I would love some logarithmic y axes on these plots. As is, the faster versions are basically horizontal lines, making one think whether perhaps something might be wrong with the benchmark and the compiler just optimised everything away to an empty function.
Sinilarly, what's going on with the performance of bisect_left_c? (Second graph.) Why is the graph completely flat at first, only to then ramp up with a perfectly straight line? If you add some measurement points in between, will it turn out the high measurement on the right of the graph is actually a measurement error?
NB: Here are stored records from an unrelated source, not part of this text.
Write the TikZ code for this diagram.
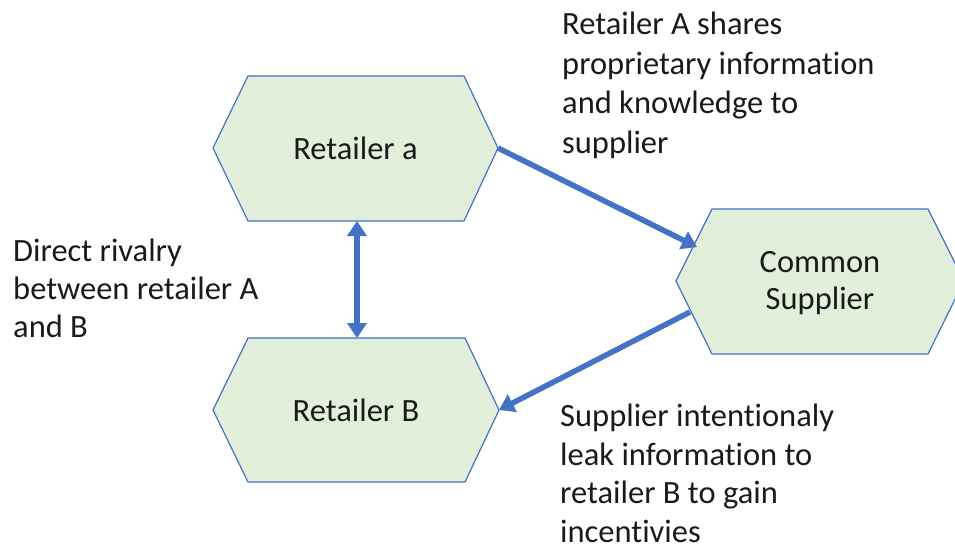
\documentclass[tikz,border=0pt]{standalone}
\usepackage{fontspec}
\setmainfont{Carlito}[Ligatures={NoCommon}]
\usetikzlibrary{arrows.meta}
\definecolor{hexfill}{HTML}{E2EFDA}
\definecolor{hexline}{HTML}{4472C4}
\definecolor{arrowblue}{HTML}{4472C4}
\definecolor{txt}{HTML}{1A1A1A}
\tikzset{
  hexshape/.style={draw=hexline, fill=hexfill, line width=1.2pt, line join=miter},
  hexlabel/.style={inner sep=0pt, text=txt, font=\fontsize{32.5}{37}\selectfont, align=center},
  note/.style={inner sep=0pt, text=txt, align=left, anchor=base west},
  conn/.style={draw=arrowblue, line width=5.5pt, -{Triangle[length=15pt,width=19pt]}},
  conn2/.style={draw=arrowblue, line width=5.5pt, {Triangle[length=15pt,width=19pt]}-{Triangle[length=15pt,width=19pt]}}
}
\begin{document}
\begin{tikzpicture}[x=1pt,y=-1pt]
\useasboundingbox (0,0) rectangle (955,552);
\begin{scope}
\clip (0,0) rectangle (955,552);
% Retailer a
\coordinate (ra-l) at (213,148);
\coordinate (ra-r) at (498,148);
\coordinate (ra-b) at (357,221);
\draw[hexshape] (ra-l) -- (248,76) -- (464,76) -- (ra-r) -- (464,221) -- (248,221) -- cycle;
\node[hexlabel] (ra) at (355.5,148) {Retailer a};
% Retailer B
\coordinate (rb-l) at (213,410);
\coordinate (rb-r) at (499,410);
\coordinate (rb-t) at (357,338);
\draw[hexshape] (rb-l) -- (248,338) -- (465,338) -- (rb-r) -- (465,482) -- (248,482) -- cycle;
\node[hexlabel] (rb) at (356,410) {Retailer B};
% Common Supplier
\coordinate (cs-l) at (676,281);
\coordinate (cs-in) at (697,247);
\coordinate (cs-out) at (690,312);
\draw[hexshape] (cs-l) -- (712,209) -- (928,209) -- (964,281) -- (928,354) -- (712,354) -- cycle;
\node[hexlabel] (cs) at (820,283) {Common\\Supplier};
\end{scope}
% connectors
\draw[conn] (ra-r) -- (cs-in);
\draw[conn] (cs-out) -- (rb-r);
\draw[conn2] (ra-b) -- (rb-t);
% notes
\node[note, font=\fontsize{32.5}{39.5}\selectfont] (n1) at (562,153) {Retailer A shares\\proprietary information\\and knowledge to\\supplier};
\node[note, font=\fontsize{32.5}{38}\selectfont] (n2) at (13,337) {Direct rivalry\\between retailer A\\and B};
\node[note, font=\fontsize{32.5}{38.5}\selectfont] (n3) at (560,542) {Supplier intentionaly\\leak information to\\retailer B to gain\\incentivies};
\end{tikzpicture}
\end{document}
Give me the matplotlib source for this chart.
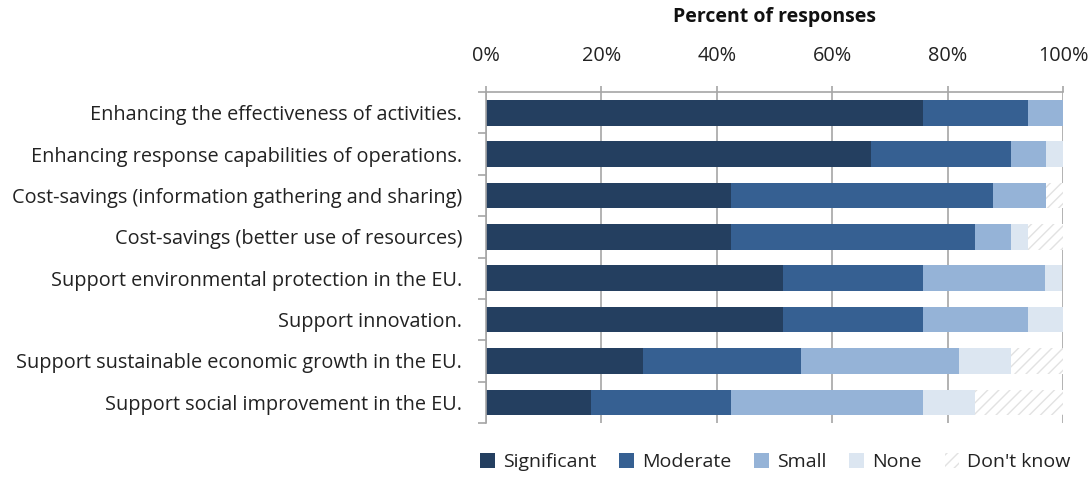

Thanks for the feedback! I experimented with using the matplotlib `plt.xscale("log")` function, but because the x axis already distributed by powers of 2, it to some extent is already a log axis (unless I'm making a very wrong assumption). I was curious about the behavior of the lines, and how they seem to ramp up in weird ways. I tried to mitigate by increasing the number of samples in the benchmark, but I haven't been able to get graphs that look as nice as the original article. I think to some extent though, that is because the `sortedcontainers` implementation is so bad. If the `y` axis was scaled better, you would be able to see a more linear increase in execution time.
Also, if you want to, the repo provides a build script for the C-extension so you can mess around with the benchmarks. I would love for you to find some bugs in my implementation :).
> > I would love some logarithmic y axes on these plots.
> I experimented with using the matplotlib `plt.xscale("log")` function, but because the x axis already distributed by powers of 2, [...]
I said y, not x ;)
Also, the x axis is not distributed by powers of 2, right? I see 0 through roughly 2.7*10^8 — either that or the axis is confusingly labeled. :)
I would want two graphs here:
1. High-res linear-linear to show the expected logarithmic behaviour (surely binary search is logarithmic, right?), as well as possibly some performance cliff as you run out of cache and start hitting RAM for a decent part of the search.
2. Linear x but logarithmic y, on which you compare the various implementations. The point is that because all implementations presumably have the same complexity, and furthermore probably have caching issues starting from similar (though not necessarily equal) points, the most interesting point of info is their _ratio_. And since log(2*f(x)) = log(2) + log(f(x)), the ratio between two functions is simply their _distance_ on an yscale("log") plot. Much easier to see, especially if the ratio is like 100x.
Perhaps you'll even see that for sufficiently large inputs, the ratio shrinks because the search becomes memory-bound. :)
Ah, that is fair. I misinterpreted your point. The reason I say the x axis is distributed by powers of two is because it is only evaluated at powers of two:
sizes = [2**i for i in range(1, 29)]
The limits that matplotlib fills in are largely superficial, the benchmarks and the x axis are only being evaluated at powers of two.
Your points about the other two graphs though is very good. I think my graphs could use some clarity.
The main reason why I didn't use a log scale and compute on much much larger inputs is mainly because it would just take too long for my laptop to compute.
Oh I see! That makes sense, but is also quite dangerous: caching issues tend to result in fascinating effects around powers of two. I once benchmarked a fairly naive matrix multiplication algorithm on almost every size between 1 and 2100, and the powers of 2, especially 2048, had the most amazing non-monotonic effects around and on them. Even sizes also strongly differed from odd sizes.
Now for binary search that effect will be smaller, but still, at powers of two you might more quickly get that consecutive probes have the same remainder modulo the number of cache sets, meaning they get put in the same cache set and hence conflict much harder than one might expect.
All that to say: more samples, in between the ones you already have, would be quite nice. Especially on random input sizes (but _also_ on round numbers!), just to rule out any of the above-mentioned shenanigans. (I particularly suspect the large 2^28 sample as perhaps falling prey to this, but perhaps not.)
That makes a lot of sense to me--I added another graph to the README which shows the performance at every size between 0 and 2*15, rather than just powers of two :). It is in images as "4.jpeg".
Hey if you take your dataframe or Python object and print it to the console and throw it in a gist, folks in this convo could give you some great charts.
The python objects are all created on demand by the benchmarking code in the repository—changing the “sizes” object will change the number of samples/etc.
Sinilarly, what's going on with the performance of bisect_left_c? (Second graph.) Why is the graph completely flat at first, only to then ramp up with a perfectly straight line? If you add some measurement points in between, will it turn out the high measurement on the right of the graph is actually a measurement error?
If this works it would make a nice python lib.